We are founders, and inherently we all share boundless optimism that we will prevail against all odds, but we can not deny the possibility that we might fail. After all, the reality is more than 90% of all startups fail.
So, let’s not deny the possibility that your product might actually infringe an existing patent of a competitor whether you have a patent or not. More than 300,000 patents are granted every year, and the likelihood of infringing a patent is high. As the saying goes, “one’s undoing is one’s downfall.” You could be a victim of your own undoing if you do not develop a comprehensive patent strategy.
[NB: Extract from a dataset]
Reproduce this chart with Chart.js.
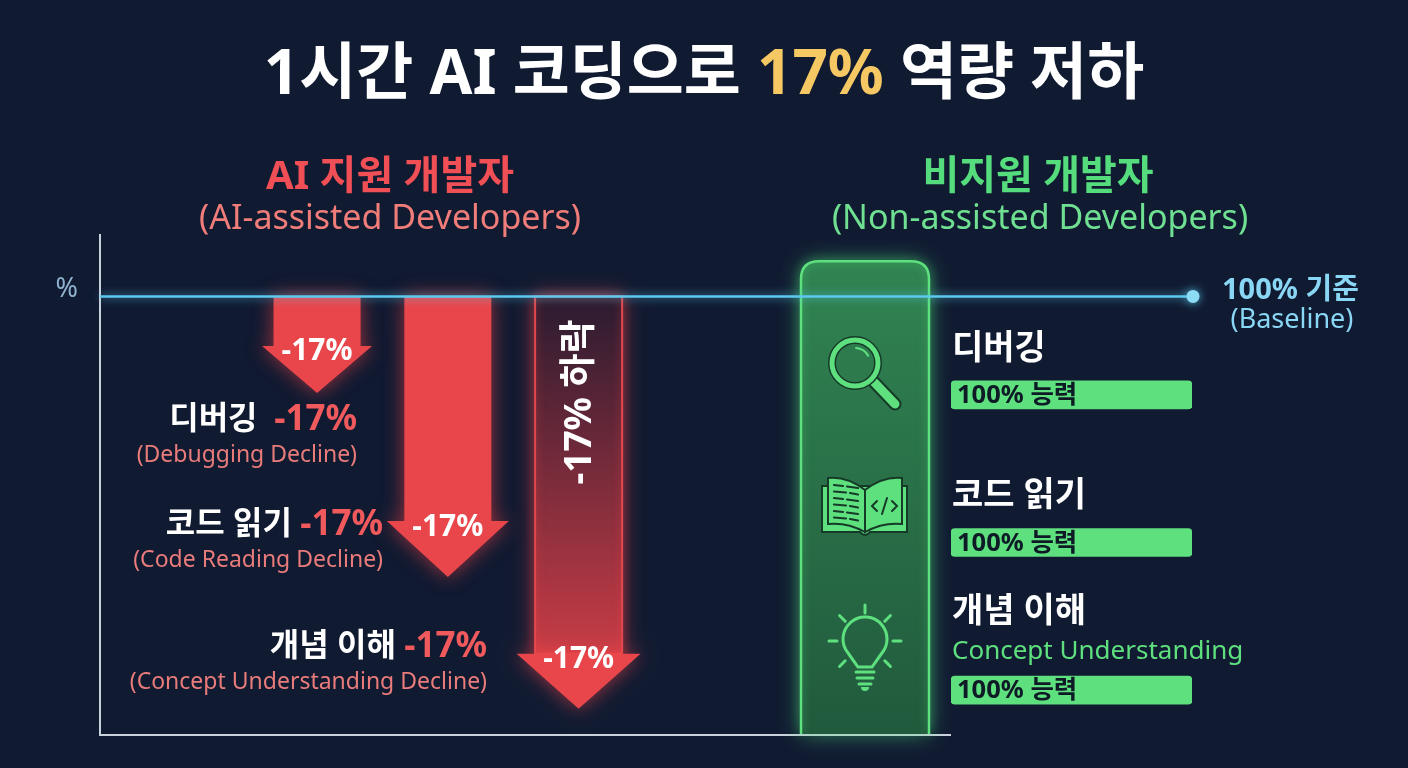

The good news is frivolous patent litigation has been on the decline. TC Heartland L.L.C. vs. Kraft Foods Group Brands L.L.C. is expected to lead to a reduction in the number of nuisance patent litigation lawsuits filed against many firms.
The high court held in its May 22, 8–0 ruling that patent cases can be filed only in courts located where the target company is domiciled or has a regular place of business effectively putting an end to East Texas“patent troll farm.” But, non-practicing entities won’t stop going after companies small and large, especially those they consider particularly vulnerable because of their reliance on one or two technologies.
Lululemon leads the tech in fashionable yoga sportswear. They stood accused by a Boston patent troll of stomping over its rights as it affixed a pocket to its line of sports bras. The patent troll, Blackbird Technologies, doesn’t make a competing bra — or any products, for that matter — but owns the patent to a “sports bra with an innovative storage compartment.”
They sued Lululemon in 2014, claiming its patent for a pocket laminated to the front of a sports bra covered the yoga maker’s product — even though the Stuff Your Bra pocket, big enough for a smartphone, is sewn into the front of the product. Well, lawyers for Blackbird argued in court, laminated means “sewn or otherwise united,” which is an overly broad interpretation. The claims in the patent that Lululemon held specifically outlined the pocket was sewn not laminated. It did not stop Blackbird from pursuing a suit.
Last year, Judge Richard Andrews dismissed Blackbird’s case. And the quick decision this year did not include a written opinion, usually a sign that a case is so obvious that none was necessary, according to patent experts.
Blackbird has sued and settled with Asics, Swoob and Zoot Sports. But Lululemon fought back and won.
First, do not freak out if you get a letter talking about “patent infringement.” It may just be a “letter of demand,” which is not a lawsuit.
Then do your research. Start with the site Trolling Effects, they use simple language for the sole purpose of educating small businesses on patent laws and common legal issues. They also feature an archive of legal threats as a resource for recently sued companies.
Further, you can turn to EFF, which was set up to provide funds for legal defense in court to defend individuals and new technologies from what it considers abusive legal threats.
Second, if you are a software startup, join the Open Invention Network. It is a shared defensive patent pool with the mission to protect Linux. Launched in 2005, OIN has strong industry support with backing from Google, IBM, NEC, Philips, Red Hat, Sony, SUSE, and Toyota. Any company, project or developer that is working on Linux, GNU, Android or any other Linux-related software is welcome to join OIN, free of charge or royalties.
Third, buy patent litigation insurance. If you are a venture backed business, you might buy D&O insurance because you could be personally exposed to a lawsuit from disgruntled shareholders, employees, or investors. To cover your rear end, you can now buy insurance for patent litigation. Average premiums for companies with less than $20 million in revenue range from $7,500 to $10,000 per year. If a covered company gets slapped with a lawsuit from a patent troll, the insurer will shoulder legal or settlement costs.
Finally, you may want to consider going on the offensive to invalidate the litigant’s patent. It will take a professional approach and some money. Seek IP counsel to do that as soon as possible, as these types of cases are virtually impossible to fight on your own.